The Monetary Policy Committee (MPC) of the Bank of England joined the FED and the RBA as the next major central bank to reduce its level of interest in a bid to negate the negative impact from diminished economic activity.
In an unscheduled gathering earlier today, the Committee decided to cut the rate by 50 basis points to 0.25 per cent. The decision itself is not that surprising in light of the current environment. Rather, it is its suddenness that surprised market experts.

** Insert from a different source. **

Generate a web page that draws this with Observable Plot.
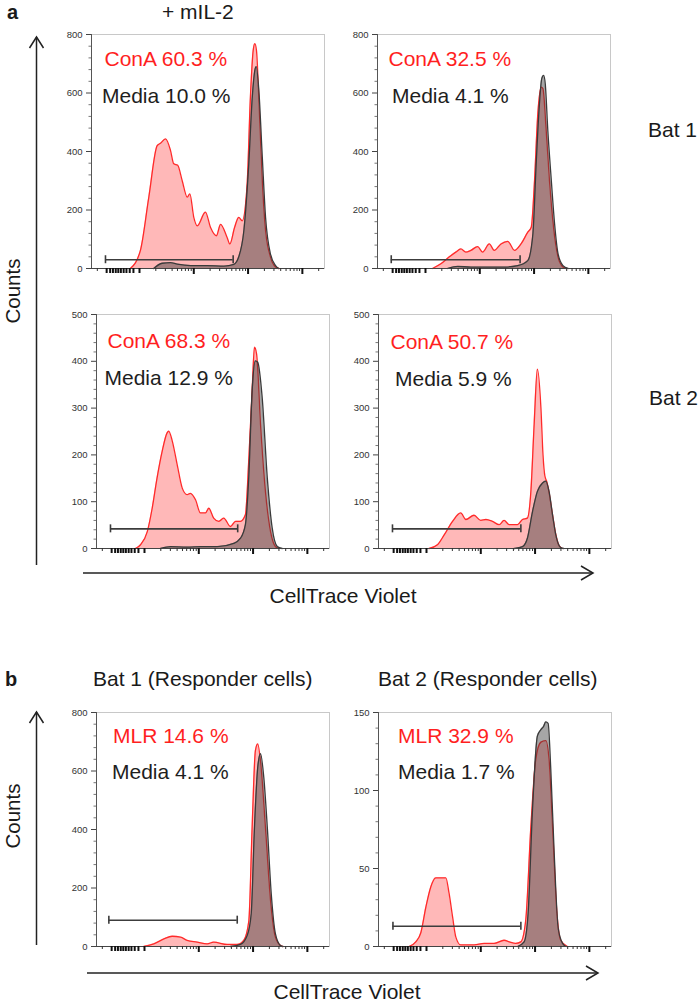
<!DOCTYPE html>
<html>
<head>
<meta charset="utf-8">
<script src="https://cdn.jsdelivr.net/npm/d3@7"></script>
<script src="https://cdn.jsdelivr.net/npm/@observablehq/plot@0.6"></script>
<style>
html,body{margin:0;padding:0;background:#fff;}
#fig{position:relative;width:700px;height:1003px;overflow:hidden;background:#fff;font-family:"Liberation Sans",Arial,sans-serif;}
#fig > svg{position:absolute;}
</style>
</head>
<body>
<div id="fig"></div>
<script>
// ---------------- DATA ----------------
// x: position along the CellTrace Violet axis (percent of axis width), y: counts
const a1ConA = [[16.7,0],[21.0,62],[24.6,244],[28.2,420],[29.6,428],[31.8,443],[33.9,404],[35.3,358],[37.0,353],[38.9,301],[41.1,244],[42.2,255],[43.9,175],[45.4,146],[48.9,193],[51.1,140],[53.6,112],[55.4,151],[58.2,106],[59.4,84],[61.4,140],[63.2,175],[64.7,163],[66.8,288],[68.2,586],[69.4,746],[70.1,769],[70.8,746],[71.8,586],[73.3,300],[74.7,130],[76.8,40],[79.0,5],[80.4,0]];
const a1Media = [[26.7,0],[30.3,18],[33.9,20],[36.8,15],[42.5,10],[49.6,10],[56.8,8],[61.1,14],[63.2,40],[65.4,130],[67.5,358],[69.0,586],[70.1,677],[70.7,690],[71.8,612],[73.3,381],[74.7,175],[76.8,50],[79.0,10],[80.4,0]];
const a2ConA = [[23.6,0],[27.2,16],[30.7,39],[33.6,56],[35.8,67],[37.9,56],[40.1,62],[43.0,75],[45.1,56],[48.0,84],[50.1,62],[53.0,84],[55.9,93],[58.8,62],[61.6,84],[64.5,124],[66.0,141],[67.4,301],[68.8,529],[70.3,620],[71.0,615],[72.4,472],[73.8,301],[75.7,130],[77.5,39],[79.6,5],[81.0,0]];
const a2Media = [[30.0,0],[34.4,7],[40.1,5],[54.5,5],[60.2,10],[64.5,27],[66.7,119],[68.1,358],[69.5,563],[70.5,649],[71.3,660],[72.0,631],[73.1,472],[74.6,301],[76.0,153],[77.5,50],[79.6,10],[81.8,0]];
const a3ConA = [[16.7,0],[18.9,8],[21.8,36],[23.9,86],[26.0,151],[28.2,208],[30.3,247],[31.0,251],[32.5,230],[34.6,180],[36.8,129],[38.9,115],[40.3,118],[42.5,104],[44.6,76],[46.8,76],[48.2,86],[50.3,65],[52.5,58],[54.6,65],[57.5,47],[59.7,58],[61.8,58],[63.9,72],[65.4,194],[66.8,337],[67.8,430],[68.7,416],[70.4,265],[72.5,122],[74.7,36],[76.8,4],[78.2,0]];
const a3Media = [[27.5,0],[31.8,4],[38.9,3],[44.6,4],[51.8,4],[58.9,11],[61.8,22],[63.9,51],[65.4,158],[66.8,337],[68.2,401],[69.2,398],[71.1,323],[73.3,151],[75.4,44],[77.6,4],[79.7,0]];
const a4ConA = [[21.7,0],[25.3,8],[28.2,29],[31.8,58],[35.3,76],[37.5,62],[41.0,71],[43.9,60],[46.1,62],[48.9,58],[51.8,51],[53.9,60],[56.1,51],[59.7,51],[61.8,62],[63.9,65],[65.4,122],[66.8,265],[68.2,383],[69.7,301],[70.6,200],[71.4,155],[72.3,142],[73.2,120],[74.7,72],[76.1,30],[77.5,6],[79.0,0]];
const a4Media = [[58.2,0],[61.8,4],[63.9,22],[66.1,79],[68.2,122],[70.4,140],[71.8,144],[73.2,122],[74.7,72],[76.1,29],[78.2,2],[79.5,0]];
const b1MLR = [[20.3,0],[24.6,9],[28.9,26],[32.5,35],[36.1,32],[38.9,21],[43.2,15],[47.5,9],[50.3,15],[56.1,7],[60.4,7],[63.2,21],[65.4,89],[66.8,408],[68.2,670],[69.2,693],[70.4,633],[72.5,408],[74.7,157],[76.8,32],[79.0,3],[80.0,0]];
const b1Media = [[57.5,0],[61.8,7],[64.7,38],[66.4,112],[67.8,408],[69.2,613],[70.4,659],[71.8,578],[73.3,408],[75.0,180],[76.8,43],[79.0,3],[80.0,0]];
const b2MLR = [[13.1,0],[16.0,3],[18.2,9],[20.3,25],[22.4,38],[24.6,44],[26.7,44],[28.9,44],[30.3,34],[31.8,19],[33.2,6],[35.3,1],[41.0,1],[45.3,2],[49.6,2],[53.9,4],[56.1,3],[58.9,2],[61.1,3],[63.2,17],[65.4,77],[67.5,120],[69.7,131],[71.8,132],[73.2,120],[74.7,77],[76.5,23],[78.2,4],[81.1,0]];
const b2Media = [[59.7,0],[62.5,3],[64.2,21],[66.1,88],[68.2,135],[69.7,139],[70.8,141],[71.8,144],[72.8,143],[73.9,115],[75.4,60],[77.1,12],[79.0,2],[80.5,0]];

// gates: [x start, x end, counts level]
const gates = [[6.0,60.8,30],[5.9,61.2,30],[6.0,60.6,42],[6.0,61.1,42],[5.3,60.4,90],[6.2,61.1,13]];
const stimSeries = [a1ConA, a2ConA, a3ConA, a4ConA, b1MLR, b2MLR];
const mediaSeries = [a1Media, a2Media, a3Media, a4Media, b1Media, b2Media];
const stimLabels = ["ConA 60.3 %", "ConA 32.5 %", "ConA 68.3 %", "ConA 50.7 %", "MLR 14.6 %", "MLR 32.9 %"];
const mediaLabels = ["Media 10.0 %", "Media 4.1 %", "Media 12.9 %", "Media 5.9 %", "Media 4.1 %", "Media 1.7 %"];
const yMaxes = [800, 800, 500, 500, 800, 150];
const yMajorSteps = [200, 200, 100, 100, 200, 50];

// x-axis tick marks (no labels)
const xTickCluster = [6.5, 8, 9.2, 10.4, 11.5, 12.6, 13.8, 15, 16.4, 18, 20.6];
const xTickMajor = [43.9, 67.2, 90.5];
const xTickMinor = [2.5, 27.6, 31.7, 34.6, 36.9, 38.7, 40.3, 41.6, 42.8, 50.9, 55.0, 57.9, 60.2, 62.0, 63.6, 64.9, 66.1, 74.2, 78.3, 81.2, 83.5, 85.3, 86.9, 88.2, 89.3, 97.5];

// outer texts
const panelLetters = ["a", "b"];
const columnTitles = ["+ mIL-2", "Bat 1 (Responder cells)", "Bat 2 (Responder cells)"];
const rowTitles = ["Bat 1", "Bat 2"];
const axisTitleY = "Counts";
const axisTitleX = "CellTrace Violet";

// ---------------- LAYOUT ----------------
const W = 273, H = 252, ML = 35, MR = 5, MT = 6, MB = 12;
const layout = [
  {left: 91, top: 34, dx1: 13, dy1: 31, dx2: 10.5, dy2: 68},
  {left: 377, top: 34, dx1: 11, dy1: 31, dx2: 14.5, dy2: 68},
  {left: 96, top: 314, dx1: 11, dy1: 33, dx2: 8, dy2: 70},
  {left: 378, top: 314, dx1: 12, dy1: 34, dx2: 16.5, dy2: 71},
  {left: 96, top: 712, dx1: 16.5, dy1: 30, dx2: 15.5, dy2: 66},
  {left: 378, top: 712, dx1: 19.5, dy1: 30, dx2: 19.5, dy2: 66}
];

const FONT = '"Liberation Sans", Arial, sans-serif';
const fig = document.getElementById("fig");
const toRows = pts => pts.map(([x, y]) => ({x, y}));
const blank = () => "";

function drawPanel(i) {
  const stim = toRows(stimSeries[i]);
  const media = toRows(mediaSeries[i]);
  const [gx1, gx2, gy] = gates[i];
  const yMax = yMaxes[i], step = yMajorSteps[i];
  const yMajor = d3.range(0, yMax + 1, step);
  const yMinor = d3.range(0, yMax + 1, step / 5).filter(v => v % step !== 0);
  const L = layout[i];
  const svg = Plot.plot({
    width: W, height: H,
    marginLeft: ML, marginRight: MR, marginTop: MT, marginBottom: MB,
    style: {fontFamily: FONT, fontSize: "9.5px", background: "transparent", overflow: "visible"},
    x: {domain: [0, 100], label: null},
    y: {domain: [0, yMax], label: null},
    marks: [
      Plot.areaY(stim, {x: "x", y: "y", curve: "monotone-x", fill: "#ff0000", fillOpacity: 0.28}),
      Plot.lineY(stim, {x: "x", y: "y", curve: "monotone-x", stroke: "#ff2a2a", strokeWidth: 1.3}),
      Plot.areaY(media, {x: "x", y: "y", curve: "monotone-x", fill: "#3a3a3a", fillOpacity: 0.45}),
      Plot.lineY(media, {x: "x", y: "y", curve: "monotone-x", stroke: "#3a3a3a", strokeWidth: 1.3}),
      Plot.frame({stroke: "#c8c8c8"}),
      Plot.ruleX([0], {stroke: "#555", strokeWidth: 1}),
      Plot.ruleY([0], {stroke: "#444", strokeWidth: 1.2}),
      Plot.ruleY([{x1: gx1, x2: gx2, y: gy}], {x1: "x1", x2: "x2", y: "y", stroke: "#3c3c3c", strokeWidth: 1.6}),
      Plot.ruleX([gx1, gx2], {x: d => d, y1: () => gy, y2: () => gy, insetTop: -4, insetBottom: -4, stroke: "#3c3c3c", strokeWidth: 1.6}),
      Plot.axisY({ticks: yMajor, tickSize: 5, tickPadding: 4, label: null, stroke: "#444", fill: "#333"}),
      Plot.axisY({ticks: yMinor, tickSize: 2.5, tickFormat: blank, label: null, stroke: "#777"}),
      Plot.axisX({ticks: xTickCluster, tickSize: 5, tickFormat: blank, label: null, stroke: "#111", strokeWidth: 2}),
      Plot.axisX({ticks: xTickMajor, tickSize: 6, tickFormat: blank, label: null, stroke: "#111", strokeWidth: 2}),
      Plot.axisX({ticks: xTickMinor, tickSize: 3, tickFormat: blank, label: null, stroke: "#333", strokeWidth: 1}),
      Plot.text([stimLabels[i]], {text: d => d, frameAnchor: "top-left", dx: L.dx1, dy: L.dy1, lineAnchor: "bottom", textAnchor: "start", fill: "#ff1f1f", fontSize: 21}),
      Plot.text([mediaLabels[i]], {text: d => d, frameAnchor: "top-left", dx: L.dx2, dy: L.dy2, lineAnchor: "bottom", textAnchor: "start", fill: "#1e1e1e", fontSize: 21})
    ]
  });
  svg.style.position = "absolute";
  svg.style.left = (L.left - ML) + "px";
  svg.style.top = (L.top - MT) + "px";
  fig.appendChild(svg);
}

for (let i = 0; i < 6; i++) drawPanel(i);

// ---------------- OVERLAY: axis arrows and titles ----------------
const ov = d3.select(fig).append("svg")
  .attr("width", 700).attr("height", 1003)
  .style("left", "0px").style("top", "0px").style("pointer-events", "none")
  .attr("font-family", FONT);

function arrowUp(x, y0, y1) {
  ov.append("line").attr("x1", x).attr("x2", x).attr("y1", y0).attr("y2", y1).attr("stroke", "#222").attr("stroke-width", 1.5);
  ov.append("polyline").attr("points", `${x-7},${y0+11} ${x},${y0} ${x+7},${y0+11}`).attr("fill", "none").attr("stroke", "#222").attr("stroke-width", 1.5);
}
function arrowRight(y, x0, x1) {
  ov.append("line").attr("x1", x0).attr("x2", x1).attr("y1", y).attr("y2", y).attr("stroke", "#222").attr("stroke-width", 1.5);
  ov.append("polyline").attr("points", `${x1-12},${y-7} ${x1},${y} ${x1-12},${y+7}`).attr("fill", "none").attr("stroke", "#222").attr("stroke-width", 1.5);
}
arrowUp(36.5, 37, 565);
arrowUp(36.5, 712, 945);
arrowRight(573, 83, 593);
arrowRight(973, 87, 598);

function txt(s, x, y, opts = {}) {
  const t = ov.append("text").attr("x", x).attr("y", y).text(s)
    .attr("font-size", opts.size || 21).attr("fill", opts.fill || "#1a1a1a")
    .attr("text-anchor", opts.anchor || "start");
  if (opts.bold) t.attr("font-weight", "bold");
  if (opts.rotate) t.attr("transform", `rotate(-90 ${x} ${y})`);
  return t;
}
txt(panelLetters[0], 7, 19, {bold: true, size: 20});
txt(panelLetters[1], 5, 686, {bold: true, size: 20});
txt(columnTitles[0], 162, 19);
txt(columnTitles[1], 93, 686);
txt(columnTitles[2], 378, 686);
txt(rowTitles[0], 648, 137);
txt(rowTitles[1], 649, 405);
txt(axisTitleY, 20, 291, {anchor: "middle", rotate: true, size: 20.5});
txt(axisTitleY, 20, 816, {anchor: "middle", rotate: true, size: 20.5});
txt(axisTitleX, 343, 603, {anchor: "middle"});
txt(axisTitleX, 347, 999, {anchor: "middle"});
</script>
</body>
</html>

“The MPC voted unanimously for the Bank of England to introduce a new Term Funding scheme with additional incentives for Small and Medium-sized Enterprises (TFSME), financed by the issuance of central bank reserves.[…] The reduction in Bank Rate will help to support business and consumer confidence at a difficult time, to bolster the cash flows of businesses and households, and to reduce the cost, and to improve the availability, of finance.”
The adjusted monetary policy is aimed to act as insurance in case the COVID-19 situation were to deteriorate quickly. Yet, it is not driven by solely economic reasons, which is potentially creating a ticking timebomb, that can explode at a later stage.
Due to the resulting market surprise, the pound tanked immediately after the news was released. The GBPUSD temporarily broke down below the range's lower boundary, but afterwards, it reversed itself promptly.
Currently, the cable is attempting to close above the psychologically important 61.8 per cent Fibonacci retracement level at 1.29332, which is acting as a major resistance level.